## Task description
Print the material below exactly as it stands, please, from its first line to the line holding "const noLeader = [0];", with no pictures.

## Rows
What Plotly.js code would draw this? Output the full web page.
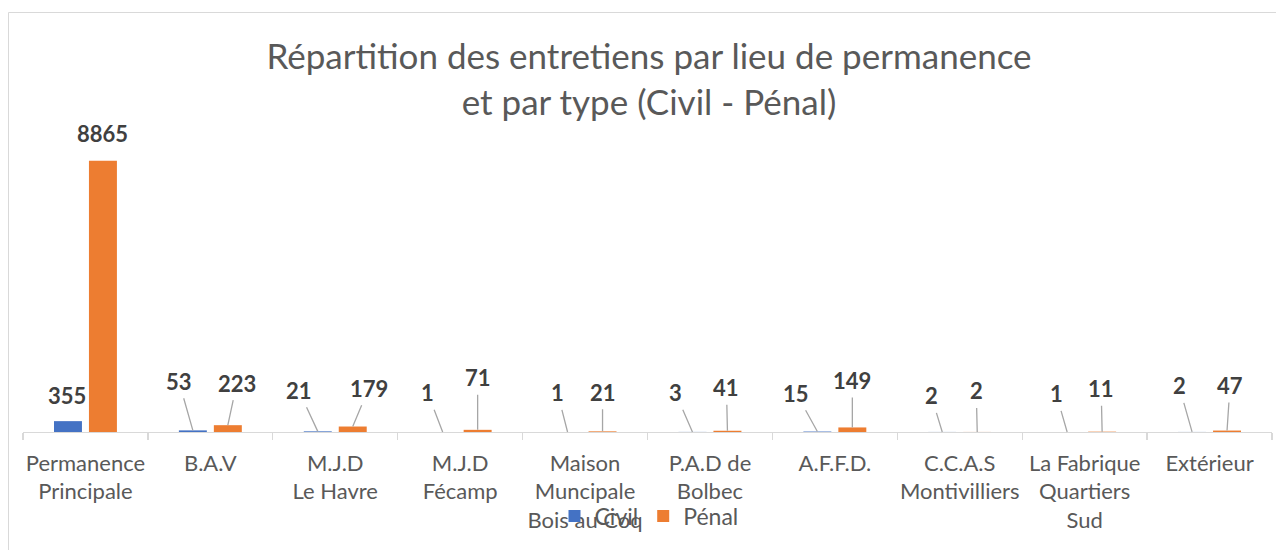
<!DOCTYPE html>
<html>
<head>
<meta charset="utf-8">
<script src="https://cdn.plot.ly/plotly-3.0.1.min.js"></script>
<style>html,body{margin:0;padding:0;background:#fff;}#chart{width:1276px;height:550px;}</style>
</head>
<body>
<div id="chart"></div>
<script>
// ---- data ----
const categories = [
  "Permanence<br>Principale", "B.A.V", "M.J.D<br>Le Havre", "M.J.D<br>Fécamp",
  "Maison<br>Muncipale<br>Bois au Coq", "P.A.D de<br>Bolbec", "A.F.F.D.",
  "C.C.A.S<br>Montivilliers", "La Fabrique<br>Quartiers<br>Sud", "Extérieur"
];
const civil = [355, 53, 21, 1, 1, 3, 15, 2, 1, 2];
const penal = [8865, 223, 179, 71, 21, 41, 149, 2, 11, 47];
const seriesNames = ["Civil", "Pénal"];
const titleText = "Répartition des entretiens par lieu de permanence<br>et par type (Civil - Pénal)";

// ---- label placement (pixel offsets of data labels from bar tops) ----
const civilOffsets = [[-1,-26],[-14,-49],[-19,-41],[-15,-39],[-10,-39],[-17,-39],[-21,-38],[-11,-36],[-11,-38],[-13,-46]];
const penalOffsets = [[0,-27],[9,-42],[16,-38],[0,-52],[0,-39],[-1,-43],[0,-47],[-1,-41],[-1,-43],[3,-45]];
const noLeader = [0];

const labelFont = {family: "Lato", size: 22, color: "#404040", weight: "bold"};
const annotations = [];
function addLabels(vals, offs, dx) {
  vals.forEach((v, i) => {
    const leader = !noLeader.includes(i);
    annotations.push({
      x: i + dx, y: v, xref: "x", yref: "y",
      text: "<b>" + v + "</b>", font: labelFont,
      showarrow: true, arrowhead: 0, arrowwidth: 1.3,
      arrowcolor: leader ? "#a6a6a6" : "rgba(0,0,0,0)",
      ax: offs[i][0], ay: offs[i][1], standoff: 0, startstandoff: 2
    });
  });
}
addLabels(civil, civilOffsets, -0.14);
addLabels(penal, penalOffsets, 0.14);

const traces = [
  {type: "bar", name: seriesNames[0], x: categories, y: civil, marker: {color: "#4472C4"}},
  {type: "bar", name: seriesNames[1], x: categories, y: penal, marker: {color: "#ED7D31"}}
];

const W = 1276, H = 550, L = 23, R = 4, T = 126, B = 118;
const pw = W - L - R, ph = H - T - B;
const px = p => (p - L) / pw;
const py = p => (H - B - p) / ph;

const layout = {
  width: W, height: H,
  margin: {l: L, r: R, t: T, b: B, pad: 0},
  paper_bgcolor: "#ffffff", plot_bgcolor: "#ffffff",
  font: {family: "Lato", color: "#595959"},
  title: {
    text: titleText, font: {family: "Lato", size: 35, color: "#595959"},
    x: 649 / W, xref: "container", xanchor: "center",
    y: 1 - 69 / H, yref: "container", yanchor: "middle"
  },
  barmode: "group", bargap: 0.44, bargroupgap: 0.2,
  xaxis: {
    type: "category", showline: true, linecolor: "#d9d9d9", linewidth: 1.3,
    ticks: "outside", tickson: "boundaries", ticklen: 7, tickcolor: "#d9d9d9", tickwidth: 1.3,
    ticklabelstandoff: 11, tickangle: 0, automargin: false,
    tickfont: {family: "Lato", size: 22, color: "#595959"}, showgrid: false, zeroline: false,
    fixedrange: true
  },
  yaxis: {range: [0, 10000], visible: false, showgrid: false, zeroline: false},
  showlegend: true,
  legend: {
    orientation: "h", x: px(649), xanchor: "center", y: py(516), yanchor: "middle",
    font: {family: "Lato", size: 23, color: "#595959"}, bgcolor: "rgba(0,0,0,0)",
    itemwidth: 30, tracegroupgap: 0
  },
  annotations: annotations,
  shapes: [{
    type: "rect", xref: "paper", yref: "paper",
    x0: px(8.5), x1: px(1290), y0: py(560), y1: py(12.5),
    line: {color: "#d9d9d9", width: 1}, fillcolor: "rgba(0,0,0,0)", layer: "below"
  }]
};

Plotly.newPlot("chart", traces, layout, {displayModeBar: false, staticPlot: true});
</script>
</body>
</html>
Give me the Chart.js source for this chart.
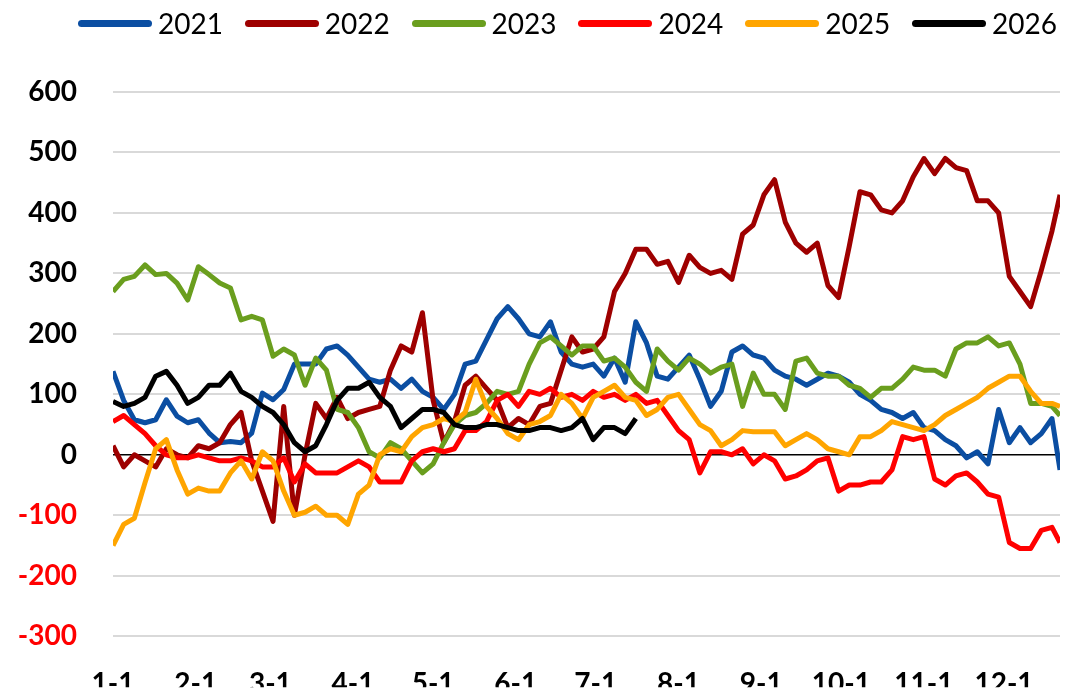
<!DOCTYPE html>
<html>
<head>
<meta charset="utf-8">
<script src="https://cdn.jsdelivr.net/npm/chart.js@4"></script>
<style>
    html, body { margin: 0; padding: 0; background: #fff; overflow: hidden; }
    #wrap { position: relative; width: 1067px; height: 689px; }
    #legend { position: absolute; left: 0; top: 0; width: 1067px; height: 46px; font-family: Lato, sans-serif; }
    .item { position: absolute; top: 6px; height: 34px; display: flex; align-items: center; }
    .swatch { width: 74px; height: 7px; border-radius: 4px; margin-right: 6px; }
    .label { font-size: 28px; color: #000; line-height: 34px; }
</style>
</head>
<body>
<div id="wrap">
    <div id="legend"></div>
    <canvas id="chart" width="1067" height="689"></canvas>
</div>
<script>
// day of year for each sample (0 = Jan 1)
const days = [0, 4, 8, 12, 16, 20, 24, 28, 32, 36, 40, 44, 48, 52, 56, 60, 64, 68, 72, 76,
    80, 84, 88, 92, 96, 100, 104, 108, 112, 116, 120, 124, 128, 132, 136, 140, 144, 148, 152, 156,
    160, 164, 168, 172, 176, 180, 184, 188, 192, 196, 200, 204, 208, 212, 216, 220, 224, 228, 232, 236,
    240, 244, 248, 252, 256, 260, 264, 268, 272, 276, 280, 284, 288, 292, 296, 300, 304, 308, 312, 316,
    320, 324, 328, 332, 336, 340, 344, 348, 352, 355];

const monthStarts = [0, 31, 59, 90, 120, 151, 181, 212, 243, 273, 304, 334];
const tickLabels = ['1-1', '2-1', '3-1', '4-1', '5-1', '6-1', '7-1', '8-1', '9-1', '10-1', '11-1', '12-1'];

const years = ['2021', '2022', '2023', '2024', '2025', '2026'];
const colors = ['#0B4EA2', '#9E0000', '#6A9E1E', '#FF0000', '#FFA500', '#000000'];

const y2021 = [138, 90, 58, 53, 58, 91, 64, 53, 58, 36,
    20, 22, 20, 36, 102, 91, 108, 150, 150, 150,
    175, 180, 165, 145, 125, 120, 125, 110, 125, 105,
    95, 75, 100, 150, 155, 190, 225, 245, 225, 200,
    195, 220, 170, 150, 145, 150, 130, 160, 120, 220,
    185, 130, 125, 145, 165, 125, 80, 105, 170, 180,
    165, 160, 140, 130, 125, 115, 125, 135, 130, 120,
    100, 90, 75, 70, 60, 70, 45, 40, 25, 15,
    -5, 5, -15, 75, 20, 45, 20, 35, 60, -25];

const y2022 = [15, -20, 0, -10, -20, 10, 0, -5, 15, 10,
    20, 50, 70, -10, -60, -110, 80, -100, 0, 85,
    60, 95, 60, 70, 75, 80, 140, 180, 170, 235,
    90, 20, 55, 115, 130, 110, 90, 45, 60, 50,
    80, 85, 140, 195, 170, 175, 195, 270, 300, 340,
    340, 315, 320, 285, 330, 310, 300, 305, 290, 365,
    380, 430, 455, 385, 350, 335, 350, 280, 260, 345,
    435, 430, 405, 400, 420, 460, 490, 465, 490, 475,
    470, 420, 420, 400, 295, 270, 245, 305, 370, 430];

const y2023 = [270, 290, 295, 314, 298, 300, 284, 256, 311, 298,
    284, 276, 223, 229, 223, 163, 175, 165, 115, 160,
    140, 75, 70, 45, 5, -5, 20, 10, -10, -30,
    -15, 20, 50, 65, 70, 85, 105, 100, 105, 150,
    185, 195, 180, 165, 180, 180, 155, 160, 145, 120,
    105, 175, 155, 140, 160, 150, 135, 145, 150, 80,
    135, 100, 100, 75, 155, 160, 135, 130, 130, 115,
    110, 95, 110, 110, 125, 145, 140, 140, 130, 175,
    185, 185, 195, 180, 185, 150, 85, 85, 80, 65];

const y2024 = [55, 65, 50, 35, 15, 0, -5, -5, 0, -5,
    -10, -10, -5, -10, -20, -20, -5, -45, -15, -30,
    -30, -30, -20, -10, -20, -45, -45, -45, -10, 5,
    10, 5, 10, 40, 40, 55, 90, 100, 80, 105,
    100, 110, 95, 100, 90, 105, 95, 100, 90, 100,
    85, 90, 65, 40, 25, -30, 5, 5, 0, 10,
    -15, 0, -10, -40, -35, -25, -10, -5, -60, -50,
    -50, -45, -45, -25, 30, 25, 30, -40, -50, -35,
    -30, -45, -65, -70, -145, -155, -155, -125, -120, -145];

const y2025 = [-150, -115, -105, -46, 10, 25, -25, -65, -55, -60,
    -60, -30, -10, -40, 5, -10, -60, -100, -95, -85,
    -100, -100, -115, -65, -50, 0, 10, 5, 30, 45,
    50, 60, 55, 70, 125, 80, 60, 35, 25, 50,
    55, 65, 100, 85, 60, 95, 105, 115, 95, 90,
    65, 75, 95, 100, 75, 50, 40, 15, 25, 40,
    38, 38, 38, 15, 25, 35, 25, 10, 5, 0,
    30, 30, 40, 55, 50, 45, 40, 50, 65, 75,
    85, 95, 110, 120, 130, 130, 105, 85, 85, 80];

const y2026 = [88, 80, 85, 95, 130, 138, 115, 85, 95, 115,
    115, 135, 105, 95, 80, 70, 50, 20, 5, 15,
    50, 90, 110, 110, 120, 95, 80, 45, 60, 75,
    75, 70, 50, 45, 45, 50, 50, 45, 40, 40,
    45, 45, 40, 45, 60, 25, 45, 45, 35, 60];

const series = [y2021, y2022, y2023, y2024, y2025, y2026];

// html legend
let legend = document.getElementById('legend');
years.forEach((yr, i) => {
    let item = document.createElement('div');
    item.className = 'item';
    item.style.left = (78 + i * 166.8) + 'px';
    item.innerHTML = '<span class="swatch" style="background:' + colors[i] + '"></span><span class="label">' + yr + '</span>';
    legend.appendChild(item);
});

const tickFont = { family: 'Lato, sans-serif', size: 28, weight: 'bold' };

let ctx = document.getElementById('chart');

let seasonalChart = new Chart(ctx, {
    type: 'line',
    data: {
        datasets: series.map((vals, i) => ({
            label: years[i],
            data: vals.map((v, j) => ({ x: days[j], y: v })),
            borderColor: colors[i],
            backgroundColor: colors[i],
            borderWidth: 5,
            pointRadius: 0,
            tension: 0,
            borderJoinStyle: 'round',
            order: years.length - i
        }))
    },
    options: {
        responsive: false,
        animation: false,
        layout: { padding: { top: 92, right: 7, left: 0, bottom: 0 } },
        plugins: {
            legend: { display: false },
            tooltip: { enabled: false }
        },
        scales: {
            x: {
                type: 'linear',
                min: 0,
                max: 355,
                afterBuildTicks: function(axis) {
                    axis.ticks = monthStarts.map(v => ({ value: v }));
                },
                afterFit: function(axis) {
                    axis.height = 51;
                },
                ticks: {
                    autoSkip: false,
                    maxRotation: 0,
                    padding: 23,
                    color: '#000',
                    font: tickFont,
                    callback: function(value) {
                        return tickLabels[monthStarts.indexOf(value)];
                    }
                },
                grid: { display: false },
                border: { display: false }
            },
            y: {
                min: -300,
                max: 600,
                afterFit: function(axis) {
                    axis.width = 113;
                },
                ticks: {
                    stepSize: 100,
                    padding: 36,
                    font: tickFont,
                    color: function(c) {
                        return c.tick.value < 0 ? '#FF0000' : '#000';
                    }
                },
                grid: {
                    drawTicks: false,
                    color: function(c) {
                        return c.tick.value === 0 ? '#000' : '#D9D9D9';
                    },
                    lineWidth: function(c) {
                        return c.tick.value === 0 ? 1.5 : 2;
                    }
                },
                border: { display: false }
            }
        }
    }
});
</script>
</body>
</html>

## In response
What Plotly.js code would draw this? Output the full web page.
<!DOCTYPE html>
<html>
<head>
<meta charset="utf-8">
<script src="https://cdn.plot.ly/plotly-3.0.1.min.js"></script>
<style>html,body{margin:0;padding:0;background:#fff;}#chart{width:1276px;height:550px;}</style>
</head>
<body>
<div id="chart"></div>
<script>
// ---- data ----
const categories = [
  "Permanence<br>Principale", "B.A.V", "M.J.D<br>Le Havre", "M.J.D<br>Fécamp",
  "Maison<br>Muncipale<br>Bois au Coq", "P.A.D de<br>Bolbec", "A.F.F.D.",
  "C.C.A.S<br>Montivilliers", "La Fabrique<br>Quartiers<br>Sud", "Extérieur"
];
const civil = [355, 53, 21, 1, 1, 3, 15, 2, 1, 2];
const penal = [8865, 223, 179, 71, 21, 41, 149, 2, 11, 47];
const seriesNames = ["Civil", "Pénal"];
const titleText = "Répartition des entretiens par lieu de permanence<br>et par type (Civil - Pénal)";

// ---- label placement (pixel offsets of data labels from bar tops) ----
const civilOffsets = [[-1,-26],[-14,-49],[-19,-41],[-15,-39],[-10,-39],[-17,-39],[-21,-38],[-11,-36],[-11,-38],[-13,-46]];
const penalOffsets = [[0,-27],[9,-42],[16,-38],[0,-52],[0,-39],[-1,-43],[0,-47],[-1,-41],[-1,-43],[3,-45]];
const noLeader = [0];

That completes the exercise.